HK to scrap PCR test for arrivals from December 29

All measures would be cancelled, apart from the wearing of masks which still remains compulsory, Chief Executive John Lee Ka-chiu said.


December 29, 2022

HONG KONG – Inbound travelers to Hong Kong will no longer need to do a mandatory polymerase chain reaction (PCR) COVID-19 test on arrival, announced Chief Executive John Lee Ka-chiu on Wednesday.

The special administrative region will also scrap the vaccine pass scheme, which came into effect on Feb 24 this year, and quarantine requirements for close contacts, the CE said at a press conference.

All measures would be cancelled on Thursday, apart from the wearing of masks which still remains compulsory, he said.

Those arriving into Hong Kong will now need to just present negative results from PCR test conducted within 48 hours or rapid antigen tests (RAT) in 24 hours before their flight.

He said the authorities have been preparing for the scrapping of all restrictions. “The time is appropriate for us to do this, having prepared for six months to do this,” he said replying to question whether the move came suddenly and rapidly.

I want to tell the world that this is Hong Kong. Hong Kong is very normal now. It has come to the right time that we will do without the vaccine pass.

John Lee, Chief Executive, HKSAR

“There will always come a day when we have to make a big decision … The whole society is preparing for this. We are doing all this according to our local epidemic situation.”

With a 94-percent vaccination rate and about 2.5 million people already infected with the virus, the pandemic risks are controllable, he said, adding that the relatively high vaccination rate builds an anti-epidemic barrier.

“I want to tell the world that this is Hong Kong. Hong Kong is very normal now. It has come to the right time that we will do without the vaccine pass.”

“Hong Kong has a sufficient amount of medicine to fight COVID, and healthcare workers have gained rich experience in facing the pandemic,” he added.

Following the adjustments in the anti-epidemic measures, rules for schools would also be changed, the CE said, adding that Education Bureau would make related announcements in time.

Students remained a high-risk group, Lee said pointing out that the vaccination rate among children was relatively low and they spend a large amount of time together at schools.

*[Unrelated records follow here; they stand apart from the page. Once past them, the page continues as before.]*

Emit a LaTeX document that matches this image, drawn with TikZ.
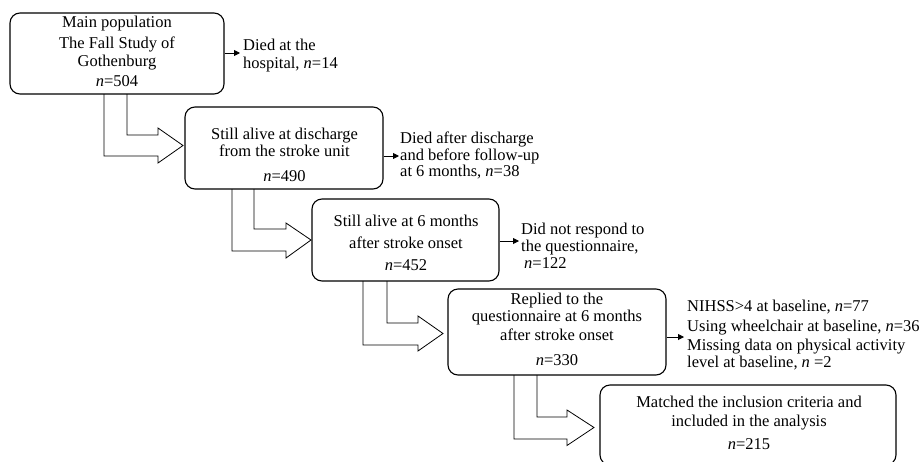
\documentclass[tikz,border=0pt]{standalone}
\usepackage{fontspec}
\setmainfont{Liberation Serif}
\usetikzlibrary{arrows.meta}
\begin{document}
\begin{tikzpicture}[x=1pt,y=-1pt,
  box/.style={draw, line width=1.1pt, rounded corners=10pt, inner sep=0pt},
  txt/.style={inner sep=0pt, font=\fontsize{16.5}{19}\selectfont, align=center},
  sidetxt/.style={inner sep=0pt, font=\fontsize{16.5}{19}\selectfont, align=left, anchor=west},
  sidearrow/.style={line width=0.9pt, -{Triangle[length=6pt,width=6pt]}},
  blockarrow/.style={line width=0.8pt, line join=miter}]
\useasboundingbox (0,0) rectangle (921,461);
\clip (0,0) rectangle (921,461);

% boxes
\node[box, minimum width=214pt, minimum height=81pt] (b1) at (117,53.5) {};
\node[box, minimum width=198pt, minimum height=82pt] (b2) at (284,148) {};
\node[box, minimum width=187pt, minimum height=82pt] (b3) at (405.5,240) {};
\node[box, minimum width=218pt, minimum height=86pt] (b4) at (557,332) {};
\node[box, minimum width=296pt, minimum height=80pt] (b5) at (748,425) {};

% box texts
\node[txt] (t1) at (117,53.5) {\strut Main population\\[2pt]The Fall Study of\\[-1pt]Gothenburg\\[1pt]\strut\textit{n}=504};
\node[txt] (t2) at (284.5,157) {\strut Still alive at discharge\\[-2pt]from the stroke unit\\[6pt]\strut\textit{n}=490};
\node[txt] (t3) at (406,245) {\strut Still alive at 6 months\\[3pt]after stroke onset\\[3pt]\strut\textit{n}=452};
\node[txt] (t4) at (557,331.5) {\strut Replied to the\\[-2pt]questionnaire at 6 months\\after stroke onset\\[6pt]\strut\textit{n}=330};
\node[txt] (t5) at (749,425) {\strut Matched the inclusion criteria and\\included in the analysis\\[4pt]\strut\textit{n}=215};

% side texts
\node[sidetxt] (s1) at (243,56) {\strut Died at the\\[-1pt]\strut hospital, \textit{n}=14};
\node[sidetxt] (s2) at (400,156.25) {\strut Died after discharge\\[-2.5pt]and before follow-up\\[-2.5pt]\strut at 6 months, \textit{n}=38};
\node[sidetxt] (s3) at (521,248) {\strut Did not respond to\\[-2pt]the questionnaire,\\[-2pt]\strut\hspace*{3pt}\textit{n}=122};
\node[sidetxt] (s4) at (687,336) {\strut NIHSS>4 at baseline, \textit{n}=77\\[1pt]Using wheelchair at baseline, \textit{n}=36\\Missing data on physical activity\\[-2pt]\strut level at baseline, \textit{n} =2};

% side arrows
\coordinate (a1) at (240,53);
\coordinate (a2) at (399,156);
\coordinate (a3) at (519,241);
\coordinate (a4) at (684,337);
\draw[sidearrow] (b1.east |- a1) -- (a1);
\draw[sidearrow] (b2.east |- a2) -- (a2);
\draw[sidearrow] (b3.east |- a3) -- (a3);
\draw[sidearrow] (b4.east |- a4) -- (a4);

% block arrows
\draw[blockarrow] (104,94) -- (104,156) -- (158,156) -- (158,163) -- (183,145.5) -- (158,128) -- (158,135) -- (127,135) -- (127,94);
\draw[blockarrow] (232,189) -- (232,251) -- (286,251) -- (286,258) -- (311,240) -- (286,223) -- (286,229) -- (254,229) -- (254,189);
\draw[blockarrow] (363,281) -- (363,345) -- (418,345) -- (418,351) -- (443,333.5) -- (418,316) -- (418,323) -- (387,323) -- (387,281);
\draw[blockarrow] (514,375) -- (514,439) -- (567,439) -- (567,445.5) -- (594,427.5) -- (567,410) -- (567,417) -- (537,417) -- (537,375);
\end{tikzpicture}
\end{document}
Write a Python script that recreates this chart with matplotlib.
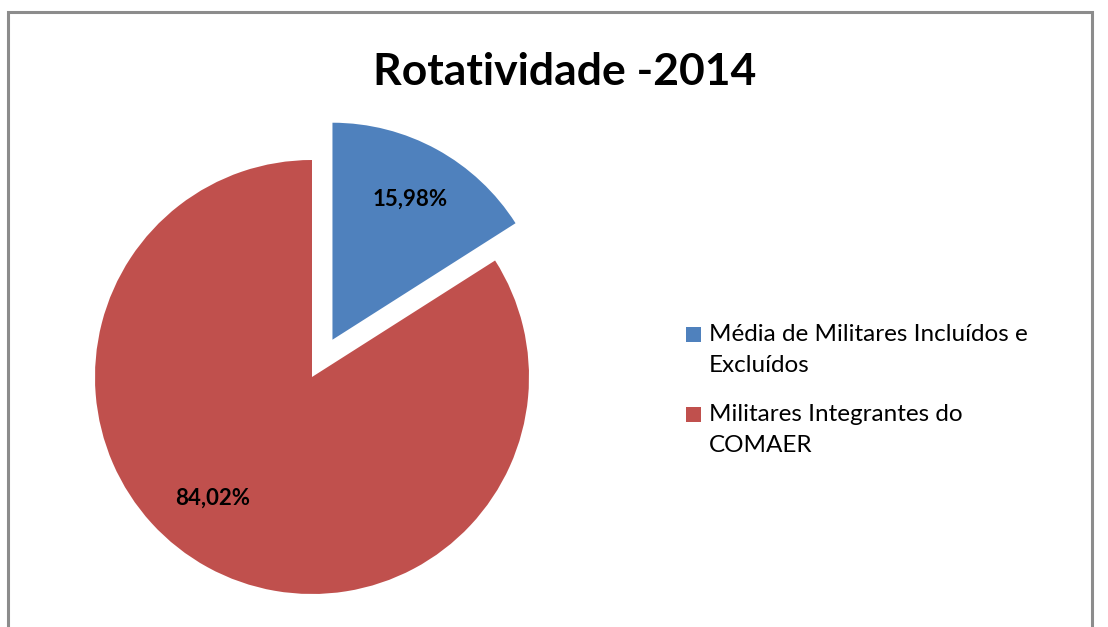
import matplotlib
matplotlib.use("Agg")
import matplotlib.pyplot as plt
from matplotlib.patches import Rectangle
import numpy as np

title = "Rotatividade -2014"
categories = ["Média de Militares Incluídos e\nExcluídos", "Militares Integrantes do\nCOMAER"]
values = [15.98, 84.02]
labels_txt = ["15,98%", "84,02%"]
colors = ["#4F81BD", "#C0504D"]

W, H = 1108, 627
fig = plt.figure(figsize=(W / 100, H / 100), dpi=100)
ax = fig.add_axes([0, 0, 1, 1])

font = "Lato"
R = 217
center = (312, H - 377)
wedges, texts, autotexts = ax.pie(
    values, colors=colors, startangle=90, counterclock=False,
    explode=[0.196 * R, 0], radius=R, center=center, frame=True,
    autopct="%1.2f%%", pctdistance=0.74,
    wedgeprops=dict(linewidth=0),
    textprops=dict(fontsize=16, fontweight="bold", family=font, color="black"))
ax.set_xlim(0, W)
ax.set_ylim(0, H)
ax.set_aspect("auto")
ax.axis("off")
for t, s in zip(autotexts, labels_txt):
    t.set_text(s)
# place larger slice label as Excel did
ang = np.deg2rad(230.7)
autotexts[1].set_position((center[0] + 0.72 * R * np.cos(ang),
                           center[1] + 0.72 * R * np.sin(ang)))

# chart border (gray, no bottom edge visible)
bx0, bx1, by = 8, 1092, H - 11.5
ax.plot([bx0, bx0, bx1, bx1], [-5, by, by, -5], color="#8c8c8c", lw=2.2,
        solid_joinstyle="miter", zorder=1)

ax.text(565, H - 72, title, ha="center", va="center", fontsize=32,
        fontweight="bold", family=font)

# legend
lx, ly0 = 686, H - 327
entry_gap = 80
for i, (cat, col) in enumerate(zip(categories, colors)):
    y_top = ly0 - i * entry_gap
    ax.add_patch(Rectangle((lx, y_top - 15), 15, 15, color=col, lw=0))
    ax.text(lx + 23, y_top + 3, cat, ha="left", va="top", fontsize=17.5,
            family=font, linespacing=1.6)

fig.savefig("out.png", dpi=100)
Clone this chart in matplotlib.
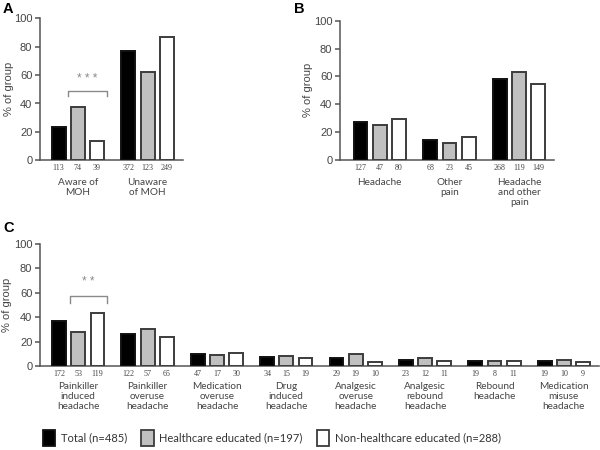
import matplotlib
matplotlib.use("Agg")
import matplotlib.pyplot as plt
from matplotlib.patches import Patch

# ---------------- data ----------------
series_names = ["Total (n=485)", "Healthcare educated (n=197)", "Non-healthcare educated (n=288)"]

a_categories = ["Aware of\nMOH", "Unaware\nof MOH"]
a_total = [23.3, 76.7]
a_health = [37.6, 62.4]
a_nonhealth = [13.5, 86.5]
a_counts_total = [113, 372]
a_counts_health = [74, 123]
a_counts_nonhealth = [39, 249]

b_categories = ["Headache", "Other\npain", "Headache\nand other\npain"]
b_total = [27.4, 14.7, 57.9]
b_health = [24.9, 12.2, 63.0]
b_nonhealth = [29.2, 16.4, 54.4]
b_counts_total = [127, 68, 268]
b_counts_health = [47, 23, 119]
b_counts_nonhealth = [80, 45, 149]

c_categories = ["Painkiller\ninduced\nheadache", "Painkiller\noveruse\nheadache",
                "Medication\noveruse\nheadache", "Drug\ninduced\nheadache",
                "Analgesic\noveruse\nheadache", "Analgesic\nrebound\nheadache",
                "Rebound\nheadache", "Medication\nmisuse\nheadache"]
c_total = [37.1, 26.3, 10.2, 7.3, 6.3, 5.0, 4.1, 4.1]
c_health = [28.0, 30.2, 9.0, 7.9, 10.1, 6.3, 4.2, 5.3]
c_nonhealth = [43.4, 23.7, 10.9, 6.9, 3.6, 4.0, 4.0, 3.3]
c_counts_total = [172, 122, 47, 34, 29, 23, 19, 19]
c_counts_health = [53, 57, 17, 15, 19, 12, 8, 10]
c_counts_nonhealth = [119, 65, 30, 19, 10, 11, 11, 9]

y_ticks = [0, 20, 40, 60, 80, 100]

# ---------------- style ----------------
fills = ["#000000", "#c0c0c0", "#ffffff"]
edges = ["#111111", "#3c3c3c", "#3c3c3c"]
axis_col = "#555555"
text_col = "#444444"
SANS = ["Liberation Sans", "DejaVu Sans"]
HUMAN = ["Lato", "DejaVu Sans"]
SERIF = ["Liberation Serif", "DejaVu Serif"]

fig = plt.figure(figsize=(6, 4.5), dpi=100)
W, H = 600.0, 450.0


def make_ax(left_px, right_px, top_px, bottom_px):
    return fig.add_axes([left_px / W, 1 - bottom_px / H, (right_px - left_px) / W,
                         (bottom_px - top_px) / H])


def draw_panel(ax, cats, vals, counts, gap, xlim, lab_x, cat_offset):
    width = 0.72
    for s in range(3):
        xs = [g * gap + s for g in range(len(cats))]
        ax.bar(xs, vals[s], width=width, color=fills[s], edgecolor=edges[s],
               linewidth=1.4, zorder=3)
        for x, n in zip(xs, counts[s]):
            ax.annotate(str(n), xy=(x, 0), xycoords="data", xytext=(0, -8),
                        textcoords="offset pixels", ha="center", va="center",
                        fontsize=5.8, color=text_col, family=SERIF)
    for g, c in enumerate(cats):
        ax.annotate(c, xy=(g * gap + 1, 0), xycoords="data", xytext=(0, -cat_offset),
                    textcoords="offset pixels", ha="center", va="top",
                    fontsize=7.2, color=text_col, family=HUMAN, linespacing=1.15)
    ax.set_xlim(*xlim)
    ax.set_ylim(0, 100)
    ax.set_yticks(y_ticks)
    ax.set_xticks([])
    for sp in ["top", "right"]:
        ax.spines[sp].set_visible(False)
    for sp in ["left", "bottom"]:
        ax.spines[sp].set_color(axis_col)
        ax.spines[sp].set_linewidth(1.1)
    ax.tick_params(axis="y", direction="out", length=3.5, width=1.1, color=axis_col,
                   labelsize=8, labelcolor=text_col, pad=2)
    for lab in ax.get_yticklabels():
        lab.set_family(SANS)
    ax.set_ylabel("% of group", fontsize=8, color=text_col, family=SANS)
    ax.yaxis.set_label_coords(lab_x, 0.5)
    ax.patch.set_alpha(0)


def bracket(ax, x0, x1, y_top, y_leg, y_star, stars):
    ax.plot([x0, x0, x1, x1], [y_leg, y_top, y_top, y_leg], color="#8a8a8a",
            linewidth=1.0, zorder=4)
    ax.text((x0 + x1) / 2, y_star, stars, ha="center", va="center", fontsize=8.5,
            color="#8a8a8a", family=SANS)


gap = 3.63

# Panel A
axA = make_ax(40, 183, 18.3, 160.3)
draw_panel(axA, a_categories, [a_total, a_health, a_nonhealth],
           [a_counts_total, a_counts_health, a_counts_nonhealth],
           gap, (-0.97, 6.47), -0.185, 18)
bracket(axA, 0.47, 2.53, 49, 45.3, 57, "* * *")

# Panel B
axB = make_ax(340, 554.3, 20.7, 160)
draw_panel(axB, b_categories, [b_total, b_health, b_nonhealth],
           [b_counts_total, b_counts_health, b_counts_nonhealth],
           gap, (-1.07, 10.09), -0.124, 18)

# Panel C
axC = make_ax(40, 599, 244, 366)
draw_panel(axC, c_categories, [c_total, c_health, c_nonhealth],
           [c_counts_total, c_counts_health, c_counts_nonhealth],
           3.61, (-0.99, 28.1), -0.05, 16)
bracket(axC, 0.57, 2.5, 57.4, 51.9, 68.6, "* *")

# Panel letters
fig.text(3 / W, 1 - 2 / H, "A", fontsize=10.5, fontweight="bold", va="top", ha="left", family=SANS)
fig.text(294 / W, 1 - 2 / H, "B", fontsize=10.5, fontweight="bold", va="top", ha="left", family=SANS)
fig.text(3 / W, 1 - 221 / H, "C", fontsize=10.5, fontweight="bold", va="top", ha="left", family=SANS)

# Legend
handles = [Patch(facecolor=fills[i], edgecolor=edges[i], linewidth=1.3) for i in range(3)]
leg = fig.legend(handles, series_names, ncol=3, loc="center left",
                 bbox_to_anchor=(33 / W, 1 - 438 / H), frameon=False,
                 handlelength=1.1, handleheight=1.9, handletextpad=0.5,
                 columnspacing=1.3, prop={"family": HUMAN, "size": 8})
for t in leg.get_texts():
    t.set_color("#333333")

fig.savefig("out.png", dpi=100)
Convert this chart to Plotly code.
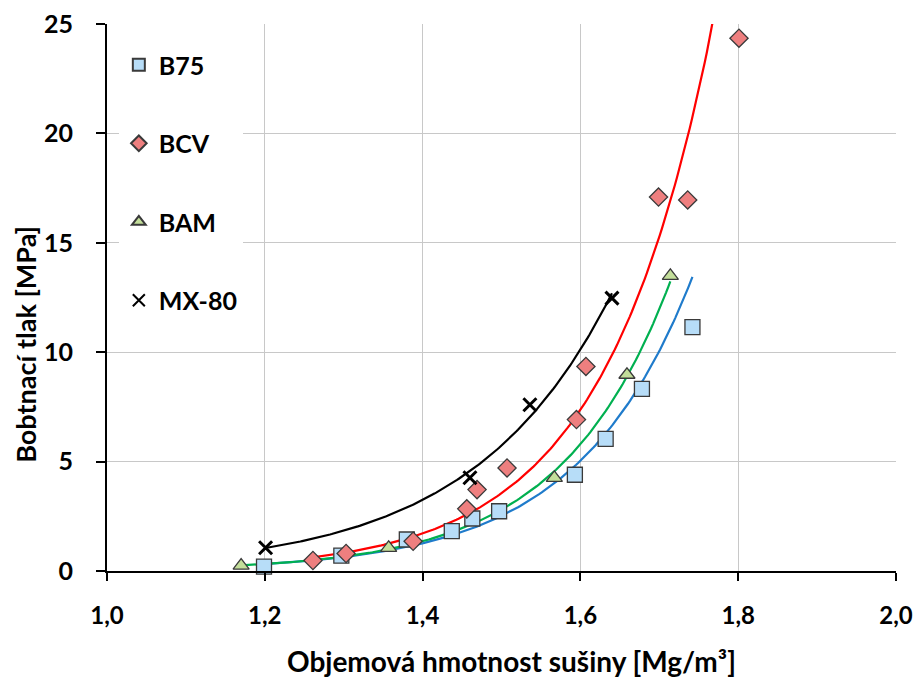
import numpy as np
import plotly.graph_objects as go

# --- data ---
b75_x = [1.199, 1.297, 1.380, 1.437, 1.463, 1.497, 1.593, 1.632, 1.678, 1.742]
b75_y = [0.20, 0.70, 1.44, 1.82, 2.40, 2.73, 4.40, 6.04, 8.32, 11.15]

bcv_x = [1.261, 1.303, 1.388, 1.456, 1.469, 1.507, 1.595, 1.607, 1.699, 1.736, 1.801]
bcv_y = [0.48, 0.80, 1.36, 2.84, 3.72, 4.71, 6.92, 9.35, 17.09, 16.96, 24.35]

bam_x = [1.170, 1.357, 1.567, 1.659, 1.714]
bam_y = [0.25, 1.06, 4.26, 8.97, 13.49]

mx_x = [1.201, 1.460, 1.536, 1.640]
mx_y = [1.06, 4.26, 7.60, 12.47]

x_ticks = [1.0, 1.2, 1.4, 1.6, 1.8, 2.0]
y_ticks = [0, 5, 10, 15, 20, 25]

FONT = "Lato"

series = [
    ("B75", b75_x, b75_y, "square", "#B7DDF8", "#1F7BCB"),
    ("BCV", bcv_x, bcv_y, "diamond", "#EE7F7F", "#FF0000"),
    ("BAM", bam_x, bam_y, "triangle-up", "#C3DE9A", "#00B050"),
    ("MX-80", mx_x, mx_y, "x-thin", "#000000", "#000000"),
]

fig = go.Figure()

# exponential trendlines (least squares on ln y, like a spreadsheet trendline)
for name, xs, ys, sym, fill, lcol in series:
    b, lna = np.polyfit(np.array(xs), np.log(np.array(ys)), 1)
    xx = np.linspace(min(xs), max(xs), 200)
    fig.add_trace(go.Scatter(x=xx, y=np.exp(lna + b * xx), mode="lines",
                             line=dict(color=lcol, width=2.2),
                             showlegend=False, hoverinfo="skip"))

for i, (name, xs, ys, sym, fill, lcol) in enumerate(series):
    if sym == "x-thin":
        marker = dict(symbol="x-thin", size=13, line=dict(color="#000000", width=3))
    else:
        sz = {"square": 15, "diamond": 14, "triangle-up": 14}[sym]
        marker = dict(symbol=sym, size=sz, color=fill,
                      line=dict(color="#3a3a3a", width=1.3))
    fig.add_trace(go.Scatter(x=xs, y=ys, mode="markers", name=name,
                             marker=marker, legendgroup=name, cliponaxis=False))

fig.update_layout(
    width=916, height=677,
    margin=dict(l=107, r=20, t=24, b=106, autoexpand=False),
    paper_bgcolor="white", plot_bgcolor="white",
    separators=", ",
    font=dict(family=FONT, size=20, color="#000000"),
    showlegend=True,
    legend=dict(x=0.015, y=0.967, xanchor="left", yanchor="top",
                bgcolor="white", borderwidth=0,
                font=dict(family=FONT, size=25, color="#000000", weight="bold"),
                tracegroupgap=43, traceorder="grouped",
                itemsizing="constant"),
    xaxis=dict(range=[1.0, 2.0], tickvals=x_ticks, tickformat=".1f",
               automargin=False,
               showgrid=True, gridcolor="#C8C8C8", gridwidth=1,
               showline=True, linecolor="#000000", linewidth=2,
               ticks="outside", ticklen=8, tickwidth=2, tickcolor="#000000",
               tickfont=dict(family=FONT, size=24, weight="bold"),
               ticklabelstandoff=14, zeroline=False),
    yaxis=dict(range=[0, 25], tickvals=y_ticks,
               automargin=False,
               showgrid=True, gridcolor="#C8C8C8", gridwidth=1,
               showline=True, linecolor="#000000", linewidth=2,
               ticks="outside", ticklen=9, tickwidth=2, tickcolor="#000000",
               tickfont=dict(family=FONT, size=25, weight="bold"),
               ticklabelstandoff=18, zeroline=False),
)

fig.add_annotation(text="Bobtnací tlak [MPa]", textangle=-90,
                   xref="paper", yref="paper", x=-0.103, y=0.415,
                   xanchor="center", yanchor="middle", showarrow=False,
                   font=dict(family=FONT, size=27, weight="bold"))

fig.add_annotation(text="Objemová hmotnost sušiny [Mg/m³]",
                   xref="paper", yref="paper", x=0.513, y=-0.165,
                   xanchor="center", yanchor="middle", showarrow=False,
                   font=dict(family=FONT, size=28, weight="bold"))

# remove the browser's default page margin so the figure sits at the corner
fig.write_html("out.html", config={"displayModeBar": False},
               post_script="document.body.style.margin='0px';")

Secretary for Health Lo Chung-mau meanwhile said at the same briefing that the EDB will review vaccine requirements for the city’s schools, with primary and kindergarten pupils still having to undergo RAT on a daily basis.

Asked about resuming normal cross-border travel, Lee said his government is aiming to reopen the borders with the mainland by Jan 15 and was working with authorities over the border to ensure an orderly re-opening.

The Hong Kong leader expressed his disappointment at Japan’s decision to restrict Hong Kong travelers from landing at all but four airports of the country beginning Friday.

The Japanese consul general in Hong Kong has been approached regarding the restriction, Lee said, adding that: “I hope the restrictions will be lifted as soon as possible.”

Hong Kong’s Economic and Trade Office in Tokyo is also offering help to Hong Kong residents needing the help, including arranging ferries to transfer passengers to the four airports.

Centre for Health Protection Controller Edwin Tsui Lok-kin also attended the briefing.

The expected announcement comes after Lee said on Saturday that Hong Kong would reopen its borders with mainland China by mid-January.

Inbound passengers arriving in Hong Kong since mid-month are no longer subject to COVID-related movement controls or barred from certain venues.

And while Hong Kong has effectively dismantled many of its stringent COVID rules in recent months, masks are still compulsory in public places unless exercising, while international arrivals are required to do a PCR COVID-19 test on arrival and once again two days later. A mandatory vaccine pass has also been in place since February.